Copy the records below exactly, starting at the line that contains "Give me the TikZ source for this diagram." and ending at the line that contains "(mon3) at (290,79)"; leave out any pictures.

(Code that draws figures)
++++++

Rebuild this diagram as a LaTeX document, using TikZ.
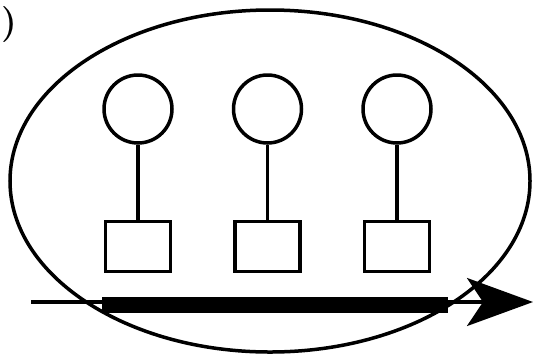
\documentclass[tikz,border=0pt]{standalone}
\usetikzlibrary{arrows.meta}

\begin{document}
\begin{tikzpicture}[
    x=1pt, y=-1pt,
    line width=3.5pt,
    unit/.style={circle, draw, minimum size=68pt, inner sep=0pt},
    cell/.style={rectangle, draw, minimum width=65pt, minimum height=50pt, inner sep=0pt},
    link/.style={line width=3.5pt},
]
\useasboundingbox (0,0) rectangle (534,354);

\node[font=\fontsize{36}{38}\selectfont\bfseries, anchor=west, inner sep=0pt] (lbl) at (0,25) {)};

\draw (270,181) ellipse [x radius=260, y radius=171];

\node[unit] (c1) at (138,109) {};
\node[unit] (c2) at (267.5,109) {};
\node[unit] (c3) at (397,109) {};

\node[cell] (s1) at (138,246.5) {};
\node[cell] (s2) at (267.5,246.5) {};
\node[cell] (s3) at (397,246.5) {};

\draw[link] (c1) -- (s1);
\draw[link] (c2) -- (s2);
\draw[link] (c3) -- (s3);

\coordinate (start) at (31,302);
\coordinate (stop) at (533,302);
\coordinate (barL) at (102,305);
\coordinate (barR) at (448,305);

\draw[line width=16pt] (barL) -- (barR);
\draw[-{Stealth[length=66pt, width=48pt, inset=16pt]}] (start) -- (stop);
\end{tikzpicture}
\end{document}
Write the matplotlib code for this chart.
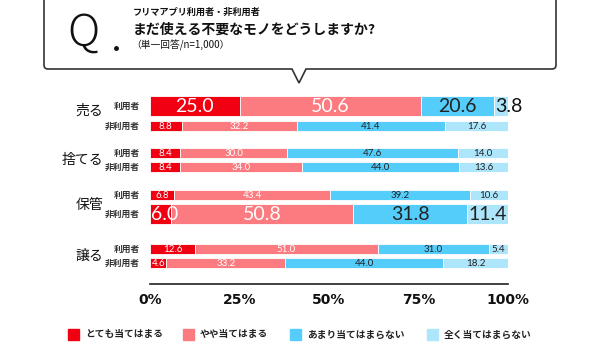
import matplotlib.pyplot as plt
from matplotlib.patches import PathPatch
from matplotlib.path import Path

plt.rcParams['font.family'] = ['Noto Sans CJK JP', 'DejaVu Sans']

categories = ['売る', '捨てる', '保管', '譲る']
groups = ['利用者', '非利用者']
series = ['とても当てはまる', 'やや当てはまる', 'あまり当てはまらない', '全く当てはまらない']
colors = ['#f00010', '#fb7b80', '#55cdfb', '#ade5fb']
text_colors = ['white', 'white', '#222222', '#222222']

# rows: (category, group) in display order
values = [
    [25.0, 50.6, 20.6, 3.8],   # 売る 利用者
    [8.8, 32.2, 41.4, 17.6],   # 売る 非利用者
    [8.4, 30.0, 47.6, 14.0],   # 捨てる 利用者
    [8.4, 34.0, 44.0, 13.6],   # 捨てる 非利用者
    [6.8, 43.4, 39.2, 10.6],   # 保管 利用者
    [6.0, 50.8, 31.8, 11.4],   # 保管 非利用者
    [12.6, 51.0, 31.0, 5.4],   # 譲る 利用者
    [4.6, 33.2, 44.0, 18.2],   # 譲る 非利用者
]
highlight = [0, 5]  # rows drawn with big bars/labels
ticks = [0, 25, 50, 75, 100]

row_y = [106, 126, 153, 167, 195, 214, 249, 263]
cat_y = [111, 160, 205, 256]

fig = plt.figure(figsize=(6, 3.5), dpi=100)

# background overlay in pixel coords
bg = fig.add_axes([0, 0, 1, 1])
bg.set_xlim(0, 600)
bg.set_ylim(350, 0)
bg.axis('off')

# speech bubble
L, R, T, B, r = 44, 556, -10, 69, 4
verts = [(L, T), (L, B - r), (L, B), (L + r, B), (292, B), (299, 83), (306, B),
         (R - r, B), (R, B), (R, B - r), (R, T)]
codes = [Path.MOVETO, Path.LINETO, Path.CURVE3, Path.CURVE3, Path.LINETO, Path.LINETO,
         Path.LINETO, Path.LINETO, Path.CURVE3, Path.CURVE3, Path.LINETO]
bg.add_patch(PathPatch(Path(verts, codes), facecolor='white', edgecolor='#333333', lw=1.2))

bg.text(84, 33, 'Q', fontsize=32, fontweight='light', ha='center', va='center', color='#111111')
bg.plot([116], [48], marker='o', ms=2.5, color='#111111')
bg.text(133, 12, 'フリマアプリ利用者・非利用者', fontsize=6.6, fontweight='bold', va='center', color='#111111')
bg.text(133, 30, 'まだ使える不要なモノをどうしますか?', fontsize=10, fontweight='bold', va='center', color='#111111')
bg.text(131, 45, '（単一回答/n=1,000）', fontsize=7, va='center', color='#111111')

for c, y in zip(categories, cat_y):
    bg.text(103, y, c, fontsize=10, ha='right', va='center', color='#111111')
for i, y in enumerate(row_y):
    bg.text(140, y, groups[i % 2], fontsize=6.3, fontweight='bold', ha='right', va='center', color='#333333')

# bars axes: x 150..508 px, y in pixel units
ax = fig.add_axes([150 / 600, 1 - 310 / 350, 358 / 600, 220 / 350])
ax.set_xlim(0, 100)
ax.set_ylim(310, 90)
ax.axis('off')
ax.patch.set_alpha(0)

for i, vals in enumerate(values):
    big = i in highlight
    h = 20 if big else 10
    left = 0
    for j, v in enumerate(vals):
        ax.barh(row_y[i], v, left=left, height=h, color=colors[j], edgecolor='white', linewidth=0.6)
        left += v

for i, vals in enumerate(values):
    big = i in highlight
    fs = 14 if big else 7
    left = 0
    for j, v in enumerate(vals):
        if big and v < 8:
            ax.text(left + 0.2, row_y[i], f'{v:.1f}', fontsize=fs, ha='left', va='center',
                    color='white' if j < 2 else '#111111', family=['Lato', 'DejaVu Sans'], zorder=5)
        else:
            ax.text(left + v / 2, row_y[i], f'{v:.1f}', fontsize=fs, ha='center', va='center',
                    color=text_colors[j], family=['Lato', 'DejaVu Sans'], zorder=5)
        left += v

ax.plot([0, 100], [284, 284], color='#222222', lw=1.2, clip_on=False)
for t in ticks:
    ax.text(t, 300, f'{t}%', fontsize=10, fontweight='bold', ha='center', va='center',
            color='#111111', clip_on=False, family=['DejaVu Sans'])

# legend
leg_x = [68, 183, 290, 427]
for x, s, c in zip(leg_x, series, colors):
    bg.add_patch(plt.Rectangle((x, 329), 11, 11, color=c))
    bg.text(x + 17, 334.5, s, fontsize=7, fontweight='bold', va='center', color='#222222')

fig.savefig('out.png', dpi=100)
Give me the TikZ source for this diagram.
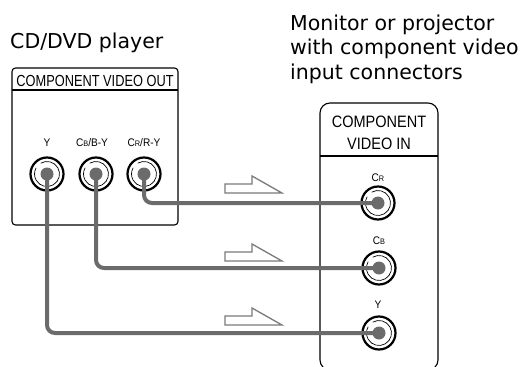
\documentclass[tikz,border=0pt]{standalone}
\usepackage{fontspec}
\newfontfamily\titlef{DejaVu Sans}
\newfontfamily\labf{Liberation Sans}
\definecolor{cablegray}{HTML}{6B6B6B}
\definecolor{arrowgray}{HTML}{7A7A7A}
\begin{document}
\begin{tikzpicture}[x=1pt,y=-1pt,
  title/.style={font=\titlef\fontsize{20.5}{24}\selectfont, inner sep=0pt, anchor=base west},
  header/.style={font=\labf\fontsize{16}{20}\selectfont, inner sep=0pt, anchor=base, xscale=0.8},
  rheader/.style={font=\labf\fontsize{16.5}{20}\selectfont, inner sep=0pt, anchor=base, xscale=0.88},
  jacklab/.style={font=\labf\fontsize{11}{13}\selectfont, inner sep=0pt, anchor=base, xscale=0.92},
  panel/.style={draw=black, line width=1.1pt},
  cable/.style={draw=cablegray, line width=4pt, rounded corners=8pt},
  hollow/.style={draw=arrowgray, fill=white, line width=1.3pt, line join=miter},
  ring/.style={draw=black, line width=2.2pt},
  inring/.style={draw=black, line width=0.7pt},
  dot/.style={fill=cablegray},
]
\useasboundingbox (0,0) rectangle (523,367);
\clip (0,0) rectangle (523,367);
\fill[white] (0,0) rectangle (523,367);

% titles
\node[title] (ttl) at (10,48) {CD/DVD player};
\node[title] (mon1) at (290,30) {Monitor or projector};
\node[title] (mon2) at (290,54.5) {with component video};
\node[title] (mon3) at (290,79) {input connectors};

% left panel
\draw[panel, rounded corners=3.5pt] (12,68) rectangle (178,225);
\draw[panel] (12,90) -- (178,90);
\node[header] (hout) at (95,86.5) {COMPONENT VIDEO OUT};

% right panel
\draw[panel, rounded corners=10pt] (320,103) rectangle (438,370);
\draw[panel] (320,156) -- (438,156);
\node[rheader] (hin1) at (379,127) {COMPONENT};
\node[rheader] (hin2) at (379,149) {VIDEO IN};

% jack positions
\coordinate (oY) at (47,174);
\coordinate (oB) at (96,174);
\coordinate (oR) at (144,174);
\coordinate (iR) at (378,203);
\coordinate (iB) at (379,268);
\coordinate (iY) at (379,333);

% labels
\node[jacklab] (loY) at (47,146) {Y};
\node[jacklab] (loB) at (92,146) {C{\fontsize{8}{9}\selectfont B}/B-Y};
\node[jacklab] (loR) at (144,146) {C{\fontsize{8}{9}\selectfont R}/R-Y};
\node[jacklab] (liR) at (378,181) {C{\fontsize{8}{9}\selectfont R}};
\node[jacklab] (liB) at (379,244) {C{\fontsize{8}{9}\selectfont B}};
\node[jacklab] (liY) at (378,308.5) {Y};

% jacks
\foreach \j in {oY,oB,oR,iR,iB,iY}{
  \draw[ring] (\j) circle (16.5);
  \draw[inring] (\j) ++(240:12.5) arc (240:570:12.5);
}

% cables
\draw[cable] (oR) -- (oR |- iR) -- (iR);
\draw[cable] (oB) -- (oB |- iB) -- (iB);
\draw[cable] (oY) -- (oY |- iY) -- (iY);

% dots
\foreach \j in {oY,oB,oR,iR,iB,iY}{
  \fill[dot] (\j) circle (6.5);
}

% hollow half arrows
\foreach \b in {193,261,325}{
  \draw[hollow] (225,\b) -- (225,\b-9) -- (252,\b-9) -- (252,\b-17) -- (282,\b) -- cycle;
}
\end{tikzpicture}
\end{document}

++++++

:: Output below ::
Give me the TikZ source for this diagram.
\documentclass[tikz,border=0pt]{standalone}
\usepackage{fontspec}
\newfontfamily\titlef{DejaVu Sans}
\newfontfamily\labf{Liberation Sans}
\definecolor{cablegray}{HTML}{6B6B6B}
\definecolor{arrowgray}{HTML}{7A7A7A}
\begin{document}
\begin{tikzpicture}[x=1pt,y=-1pt,
  title/.style={font=\titlef\fontsize{20.5}{24}\selectfont, inner sep=0pt, anchor=base west},
  header/.style={font=\labf\fontsize{16}{20}\selectfont, inner sep=0pt, anchor=base, xscale=0.8},
  rheader/.style={font=\labf\fontsize{16.5}{20}\selectfont, inner sep=0pt, anchor=base, xscale=0.88},
  jacklab/.style={font=\labf\fontsize{11}{13}\selectfont, inner sep=0pt, anchor=base, xscale=0.92},
  panel/.style={draw=black, line width=1.1pt},
  cable/.style={draw=cablegray, line width=4pt, rounded corners=8pt},
  hollow/.style={draw=arrowgray, fill=white, line width=1.3pt, line join=miter},
  ring/.style={draw=black, line width=2.2pt},
  inring/.style={draw=black, line width=0.7pt},
  dot/.style={fill=cablegray},
]
\useasboundingbox (0,0) rectangle (523,367);
\clip (0,0) rectangle (523,367);
\fill[white] (0,0) rectangle (523,367);

% titles
\node[title] (ttl) at (10,48) {CD/DVD player};
\node[title] (mon1) at (290,30) {Monitor or projector};
\node[title] (mon2) at (290,54.5) {with component video};
\node[title] (mon3) at (290,79) {input connectors};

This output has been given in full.